Obedience by Jacqueline Yallop

Obedience_Jacqueline_YallopJacqueline Yallop’s second novel Obedience is a twisting but tightly written story, giving us blurred, fragmented glimpses of the past, which mirror the increasingly murky memory of 93-year-old Sister Bernard.

The nun’s life itself is obscured and muddy, both physically – she spends her life cleaning and gardening in service to her ever-fastidious God – and morally, soiled by vow-breaking decisions that have tragic consequences. The past we’re given is as ambiguous as Bernard, described variously as villain or victim, simpleton or saint.

We follow Bernard from her brief love affair with a German soldier during the Nazi occupation of her small French town, to her eviction from the crumbling convent where she’s spent most of her life.

With only three elderly nuns remaining, the convent is closed and the women are packed off to various retirement options.
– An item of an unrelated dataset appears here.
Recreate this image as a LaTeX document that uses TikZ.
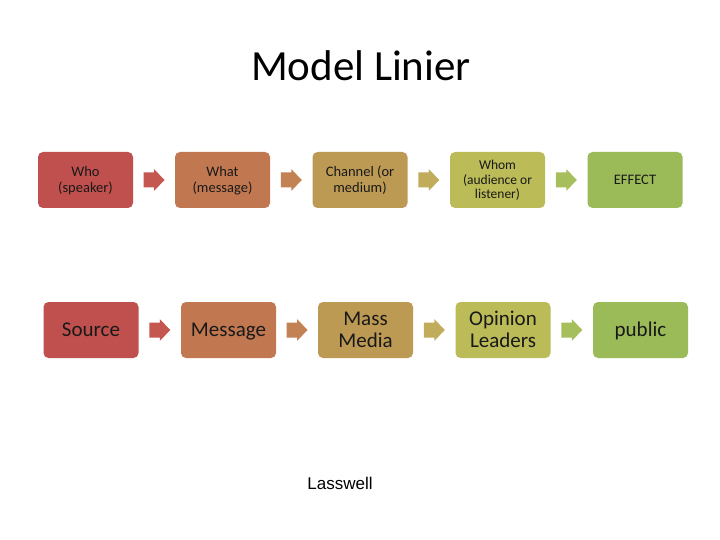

As they sort through their meagre belongings and prepare to leave their home and their God, they reflect on what they’ve gained and lost in their service.

Bernard devastates the world around her when she begins a sexual relationship with a young Nazi soldier, a relationship that he initiates when he’s cruelly dared by fellow soldiers to seduce her.

Her infatuation, subsequent betrayal of her religion and nation and the horrific consequences, mark the end of her simple, faithful existence and haunt her for life. Yet this love pales in comparison to her complicated relationships with God and her fellow nuns.

Bernard communes directly with God, his voice a belligerent and mundane monologue in her head, disapproving of everything he sees, fretting over tarnished silverware and scuffed shoes. The God character is a brilliant creation: petty, pitiable and oddly funny, utterly unlike other fictional depictions of the holy.

When Bernard’s life is shaken by a devastating revelation, God goes silent; she revels in the peace while despairing that he’s left her. In her constant anxiety at being berated by God, she has clarity of purpose. Her faith never quite requires faith; there is no need for belief when her deity is intimately and casually ever-present.

Sister Bernard spends her final days in the company of two other elderly nuns, one deaf, one senile and incontinent. They live in a comfortable routine and a shared sense of duty to one another, but their mutual dislike is never far from the surface.

Superficially, love and duty clash in Obedience, and one must be sacrificed for the other; but in the relationships among the nuns, love and duty blur. Actions motivated by a desire to do what is right and dutiful become, in a way, gestures of love: from the wiping of drool from a chin, to sitting silently for hours next to a weeping sister.

Gut-wrenching but never melodramatic, Yallop’s simple prose gives subtle poignancy to what could otherwise be a well-worn tragic plot. The bitty description of past and present, given second-hand or through memories distorted by dementia, almost creates a mystery story; we’re left on our own to sort the truth from lies, and the miracles from madness.

Published by Atlantic Books on 1 August 2011, it is available in hardback for £6.99.

Rating: 4/5

Recommended for: Anyone looking for an elegant reflection on ageing, faith and madness.

Other recommended reading: Bernhard Schlink’s The Reader, for more forbidden Nazi love.